[Data shown]:

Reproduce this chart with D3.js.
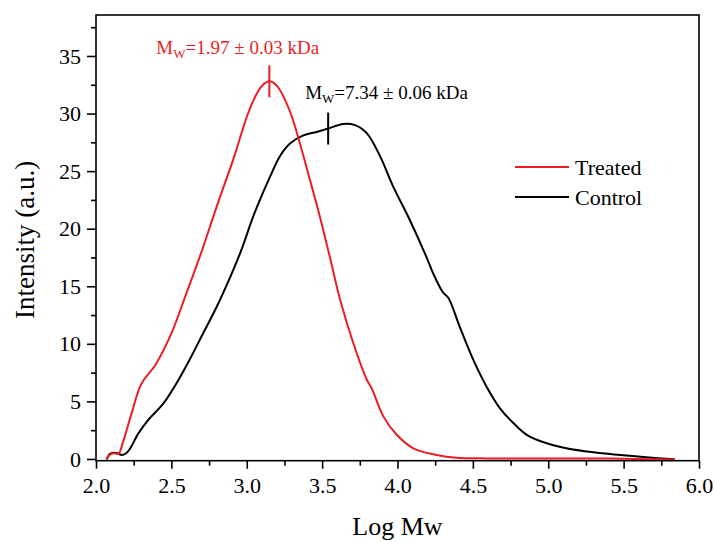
<!DOCTYPE html>
<html>
<head>
<meta charset="utf-8">
<script src="https://cdn.jsdelivr.net/npm/d3@7"></script>
<style>
   body { margin: 0; background: #fff; }
   svg text { font-family: "Liberation Serif", "Times New Roman", serif; }
</style>
</head>
<body>
<script>
"use strict"

// log Mw / intensity
const treated_x = [2.07, 2.09, 2.115, 2.148, 2.18, 2.237, 2.30, 2.40, 2.50, 2.60, 2.70, 2.80, 2.91, 3.00, 3.05, 3.10, 3.154, 3.20, 3.25, 3.30, 3.353, 3.42, 3.486, 3.55, 3.62, 3.707, 3.796, 3.83, 3.906, 3.995, 4.105, 4.26, 4.39, 4.6, 5.0, 5.4, 5.84]
const treated_y = [0, 0.35, 0.5, 0.45, 1.5, 4.0, 6.5, 8.3, 10.9, 14.4, 18.0, 21.9, 26.0, 29.7, 31.3, 32.4, 32.8, 32.4, 31.3, 29.7, 27.4, 24.2, 21.0, 17.6, 13.8, 10.05, 6.9, 6.1, 3.7, 2.1, 0.93, 0.35, 0.1, 0.05, 0.05, 0.04, -0.05]

const control_x = [2.07, 2.093, 2.115, 2.14, 2.17, 2.20, 2.226, 2.28, 2.347, 2.446, 2.535, 2.62, 2.71, 2.80, 2.89, 2.96, 3.05, 3.154, 3.22, 3.287, 3.375, 3.464, 3.54, 3.64, 3.718, 3.796, 3.884, 3.97, 4.08, 4.19, 4.237, 4.30, 4.337, 4.415, 4.503, 4.59, 4.68, 4.77, 4.857, 4.99, 5.12, 5.30, 5.476, 5.65, 5.84]
const control_y = [-0.05, 0.45, 0.55, 0.5, 0.35, 0.5, 0.9, 2.2, 3.4, 4.8, 6.6, 8.6, 10.9, 13.2, 15.8, 18.0, 21.3, 24.5, 26.3, 27.4, 28.1, 28.4, 28.7, 29.1, 29.0, 28.3, 26.3, 23.7, 20.8, 17.6, 16.1, 14.5, 14.0, 11.4, 8.6, 6.3, 4.4, 3.1, 2.1, 1.36, 0.93, 0.58, 0.35, 0.15, -0.03]

const x_ticks = [2.0, 2.5, 3.0, 3.5, 4.0, 4.5, 5.0, 5.5, 6.0]
const y_ticks = [0, 5, 10, 15, 20, 25, 30, 35]

const series_names = ['Treated', 'Control']
const series_colors = ['#ec1c24', '#000000']
// weight-average markers: log Mw, intensity, label value
const marker_x = [3.15, 3.54]
const marker_y = [32.8, 28.7]
const marker_text = ['=1.97 \u00b1 0.03 kDa', '=7.34 \u00b1 0.06 kDa']

const w = 715
const h = 542
const m_left = 96, m_right = 699, m_top = 15, m_bottom = 460.7
const serif = '"Liberation Serif", "Times New Roman", serif'

const x_scale = d3.scaleLinear([2, 6], [m_left, m_right])
const y_scale = d3.scaleLinear([-0.15, 38.56], [m_bottom, m_top])

let svg = d3.select('body')
   .append('svg')
      .attr('width', w)
      .attr('height', h)
      .style('font-family', serif)

const line = d3.line()
   .x(d => x_scale(d[0]))
   .y(d => y_scale(d[1]))
   .curve(d3.curveCatmullRom.alpha(0.5))

const series = [
   d3.zip(treated_x, treated_y),
   d3.zip(control_x, control_y)
]

// control first so the red sits on top near the baseline
;[1, 0].forEach(i => {
   svg.append('path')
      .datum(series[i])
      .attr('fill', 'none')
      .attr('stroke', series_colors[i])
      .attr('stroke-width', 2)
      .attr('stroke-linejoin', 'round')
      .attr('d', line)
})

// frame
svg.append('rect')
   .attr('x', m_left)
   .attr('y', m_top)
   .attr('width', m_right - m_left)
   .attr('height', m_bottom - m_top)
   .attr('fill', 'none')
   .attr('stroke', '#000')
   .attr('stroke-width', 1.6)

// minor ticks
const x_minor = d3.range(2.25, 6, 0.5)
const y_minor = d3.range(2.5, 38, 5)

const x_axis = d3.axisBottom(x_scale)
   .tickValues(x_ticks)
   .tickFormat(d3.format('.1f'))
   .tickSize(8)
   .tickPadding(9)
const y_axis = d3.axisLeft(y_scale)
   .tickValues(y_ticks)
   .tickSize(9)
   .tickPadding(6)

svg.append('g')
   .attr('class', 'axis')
   .attr('transform', `translate(0, ${m_bottom})`)
   .call(x_axis)
svg.append('g')
   .attr('transform', `translate(0, ${m_bottom})`)
   .call(d3.axisBottom(x_scale).tickValues(x_minor).tickSize(5).tickFormat(''))

svg.append('g')
   .attr('class', 'axis')
   .attr('transform', `translate(${m_left}, 0)`)
   .call(y_axis)
svg.append('g')
   .attr('transform', `translate(${m_left}, 0)`)
   .call(d3.axisLeft(y_scale).tickValues(y_minor).tickSize(5).tickFormat(''))

svg.selectAll('.domain').remove()
svg.selectAll('.axis').attr('font-family', null).attr('font-size', null)
svg.selectAll('.tick line').attr('stroke-width', 1.6)
svg.selectAll('.tick text')
   .style('font-family', serif)
   .style('font-size', '22px')
   .attr('fill', '#000')

// axis titles
svg.append('text')
   .attr('x', (m_left + m_right) / 2)
   .attr('y', 535)
   .attr('text-anchor', 'middle')
   .style('font-size', '26px')
   .text('Log Mw')

svg.append('text')
   .attr('transform', `translate(34, ${(m_top + m_bottom) / 2 + 2}) rotate(-90)`)
   .attr('text-anchor', 'middle')
   .style('font-size', '27px')
   .text('Intensity (a.u.)')

// Mw markers and labels
const label_dx = [-113, -23]
const label_dy = [-27, -30]
marker_x.forEach((mx, i) => {
   const px = x_scale(mx), py = y_scale(marker_y[i])
   svg.append('line')
      .attr('x1', px).attr('x2', px)
      .attr('y1', py - 16).attr('y2', py + 16)
      .attr('stroke', series_colors[i])
      .attr('stroke-width', 2)

   let t = svg.append('text')
      .attr('x', px + label_dx[i])
      .attr('y', py + label_dy[i])
      .style('font-size', '19px')
      .attr('fill', series_colors[i])
   t.append('tspan').text('M')
   t.append('tspan').style('font-size', '13px').attr('dy', 4).text('W')
   t.append('tspan').attr('dy', -4).text(marker_text[i])
})

// legend
series_names.forEach((name, i) => {
   const ly = 167 + i * 30
   svg.append('line')
      .attr('x1', 515).attr('x2', 569)
      .attr('y1', ly).attr('y2', ly)
      .attr('stroke', series_colors[i])
      .attr('stroke-width', 2)
   svg.append('text')
      .attr('x', 575)
      .attr('y', ly + 8)
      .style('font-size', '22px')
      .attr('fill', '#000')
      .text(name)
})
</script>
</body>
</html>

[What this task involves]:
Quote the material in full and exactly; do not carry over its pictures.

[In response]:
Reproduce this chart with D3.js.
<!DOCTYPE html>
<html>
<head>
<meta charset="utf-8">
<script src="https://cdn.jsdelivr.net/npm/d3@7"></script>
<style>
   body { margin: 0; background: #fff; }
   svg text { font-family: "Liberation Serif", "Times New Roman", serif; }
</style>
</head>
<body>
<script>
"use strict"

// log Mw / intensity
const treated_x = [2.07, 2.09, 2.115, 2.148, 2.18, 2.237, 2.30, 2.40, 2.50, 2.60, 2.70, 2.80, 2.91, 3.00, 3.05, 3.10, 3.154, 3.20, 3.25, 3.30, 3.353, 3.42, 3.486, 3.55, 3.62, 3.707, 3.796, 3.83, 3.906, 3.995, 4.105, 4.26, 4.39, 4.6, 5.0, 5.4, 5.84]
const treated_y = [0, 0.35, 0.5, 0.45, 1.5, 4.0, 6.5, 8.3, 10.9, 14.4, 18.0, 21.9, 26.0, 29.7, 31.3, 32.4, 32.8, 32.4, 31.3, 29.7, 27.4, 24.2, 21.0, 17.6, 13.8, 10.05, 6.9, 6.1, 3.7, 2.1, 0.93, 0.35, 0.1, 0.05, 0.05, 0.04, -0.05]

const control_x = [2.07, 2.093, 2.115, 2.14, 2.17, 2.20, 2.226, 2.28, 2.347, 2.446, 2.535, 2.62, 2.71, 2.80, 2.89, 2.96, 3.05, 3.154, 3.22, 3.287, 3.375, 3.464, 3.54, 3.64, 3.718, 3.796, 3.884, 3.97, 4.08, 4.19, 4.237, 4.30, 4.337, 4.415, 4.503, 4.59, 4.68, 4.77, 4.857, 4.99, 5.12, 5.30, 5.476, 5.65, 5.84]
const control_y = [-0.05, 0.45, 0.55, 0.5, 0.35, 0.5, 0.9, 2.2, 3.4, 4.8, 6.6, 8.6, 10.9, 13.2, 15.8, 18.0, 21.3, 24.5, 26.3, 27.4, 28.1, 28.4, 28.7, 29.1, 29.0, 28.3, 26.3, 23.7, 20.8, 17.6, 16.1, 14.5, 14.0, 11.4, 8.6, 6.3, 4.4, 3.1, 2.1, 1.36, 0.93, 0.58, 0.35, 0.15, -0.03]

const x_ticks = [2.0, 2.5, 3.0, 3.5, 4.0, 4.5, 5.0, 5.5, 6.0]
const y_ticks = [0, 5, 10, 15, 20, 25, 30, 35]

const series_names = ['Treated', 'Control']
const series_colors = ['#ec1c24', '#000000']
// weight-average markers: log Mw, intensity, label value
const marker_x = [3.15, 3.54]
const marker_y = [32.8, 28.7]
const marker_text = ['=1.97 \u00b1 0.03 kDa', '=7.34 \u00b1 0.06 kDa']

const w = 715
const h = 542
const m_left = 96, m_right = 699, m_top = 15, m_bottom = 460.7
const serif = '"Liberation Serif", "Times New Roman", serif'

const x_scale = d3.scaleLinear([2, 6], [m_left, m_right])
const y_scale = d3.scaleLinear([-0.15, 38.56], [m_bottom, m_top])

let svg = d3.select('body')
   .append('svg')
      .attr('width', w)
      .attr('height', h)
      .style('font-family', serif)

const line = d3.line()
   .x(d => x_scale(d[0]))
   .y(d => y_scale(d[1]))
   .curve(d3.curveCatmullRom.alpha(0.5))

const series = [
   d3.zip(treated_x, treated_y),
   d3.zip(control_x, control_y)
]

// control first so the red sits on top near the baseline
;[1, 0].forEach(i => {
   svg.append('path')
      .datum(series[i])
      .attr('fill', 'none')
      .attr('stroke', series_colors[i])
      .attr('stroke-width', 2)
      .attr('stroke-linejoin', 'round')
      .attr('d', line)
})

// frame
svg.append('rect')
   .attr('x', m_left)
   .attr('y', m_top)
   .attr('width', m_right - m_left)
   .attr('height', m_bottom - m_top)
   .attr('fill', 'none')
   .attr('stroke', '#000')
   .attr('stroke-width', 1.6)

// minor ticks
const x_minor = d3.range(2.25, 6, 0.5)
const y_minor = d3.range(2.5, 38, 5)

const x_axis = d3.axisBottom(x_scale)
   .tickValues(x_ticks)
   .tickFormat(d3.format('.1f'))
   .tickSize(8)
   .tickPadding(9)
const y_axis = d3.axisLeft(y_scale)
   .tickValues(y_ticks)
   .tickSize(9)
   .tickPadding(6)

svg.append('g')
   .attr('class', 'axis')
   .attr('transform', `translate(0, ${m_bottom})`)
   .call(x_axis)
svg.append('g')
   .attr('transform', `translate(0, ${m_bottom})`)
   .call(d3.axisBottom(x_scale).tickValues(x_minor).tickSize(5).tickFormat(''))

svg.append('g')
   .attr('class', 'axis')
   .attr('transform', `translate(${m_left}, 0)`)
   .call(y_axis)
svg.append('g')
   .attr('transform', `translate(${m_left}, 0)`)
   .call(d3.axisLeft(y_scale).tickValues(y_minor).tickSize(5).tickFormat(''))

svg.selectAll('.domain').remove()
svg.selectAll('.axis').attr('font-family', null).attr('font-size', null)
svg.selectAll('.tick line').attr('stroke-width', 1.6)
svg.selectAll('.tick text')
   .style('font-family', serif)
   .style('font-size', '22px')
   .attr('fill', '#000')

// axis titles
svg.append('text')
   .attr('x', (m_left + m_right) / 2)
   .attr('y', 535)
   .attr('text-anchor', 'middle')
   .style('font-size', '26px')
   .text('Log Mw')

svg.append('text')
   .attr('transform', `translate(34, ${(m_top + m_bottom) / 2 + 2}) rotate(-90)`)
   .attr('text-anchor', 'middle')
   .style('font-size', '27px')
   .text('Intensity (a.u.)')

// Mw markers and labels
const label_dx = [-113, -23]
const label_dy = [-27, -30]
marker_x.forEach((mx, i) => {
   const px = x_scale(mx), py = y_scale(marker_y[i])
   svg.append('line')
      .attr('x1', px).attr('x2', px)
      .attr('y1', py - 16).attr('y2', py + 16)
      .attr('stroke', series_colors[i])
      .attr('stroke-width', 2)

   let t = svg.append('text')
      .attr('x', px + label_dx[i])
      .attr('y', py + label_dy[i])
      .style('font-size', '19px')
      .attr('fill', series_colors[i])
   t.append('tspan').text('M')
   t.append('tspan').style('font-size', '13px').attr('dy', 4).text('W')
   t.append('tspan').attr('dy', -4).text(marker_text[i])
})

// legend
series_names.forEach((name, i) => {
   const ly = 167 + i * 30
   svg.append('line')
      .attr('x1', 515).attr('x2', 569)
      .attr('y1', ly).attr('y2', ly)
      .attr('stroke', series_colors[i])
      .attr('stroke-width', 2)
   svg.append('text')
      .attr('x', 575)
      .attr('y', ly + 8)
      .style('font-size', '22px')
      .attr('fill', '#000')
      .text(name)
})
</script>
</body>
</html>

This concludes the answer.